Boiler Room televises underground music as it happens from around the world to a massive online community. By doing so, it creates windows into scenes and sounds from every corner of the globe, connecting millions of music-lovers with the type of music they love. This communal participation has redrawn the map for underground culture and proven that mass audiences now subscribe to an alternative choice. Whether it’s finding out what really goes on in Warsaw’s hidden clubs, crate-digging deep in the heart of Mumbai or getting to grips with the political lyricism behind New York’s spoken word movement, Boiler Room exists to broadcast the best music scenes, subcultures and stories from across the world.

How they’re disrupting

While Boiler Room can’t claim to have invented the format of live-streaming music, the last half-decade has seen it comprehensively dominate. It claims to have streamed more than 3.5 billion minutes of music since starting out, with audiences of up to 400,000 tuning in to watch any of up to 100 live sets.

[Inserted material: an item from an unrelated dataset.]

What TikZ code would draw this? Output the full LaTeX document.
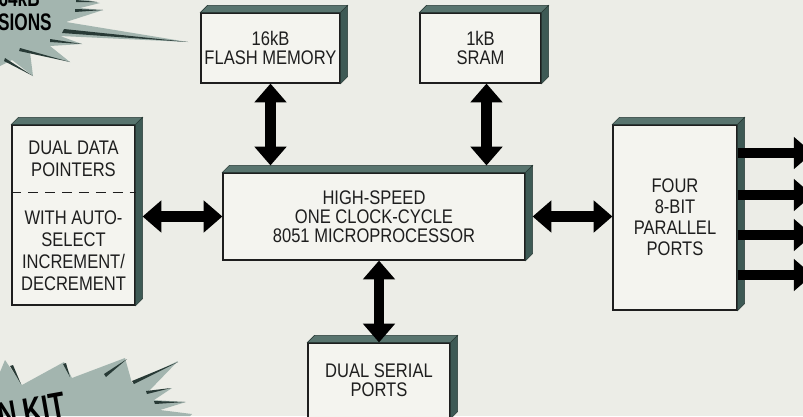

From its early days of broadcasting DJs, it’s ballooned into a media upstart clambering rapidly to the top.

Disruption potential

Streaming music services collectively crossed the 100 million-mark in 2016, with Spotify, Sirius XM Radio, and Apple Music driving more than 85% of the total.

Investments and future

The company has received an undisclosed amount from Connect Ventures. As the appetite for live streaming bounds on, Boiler Room are set to increase their audience figures significantly.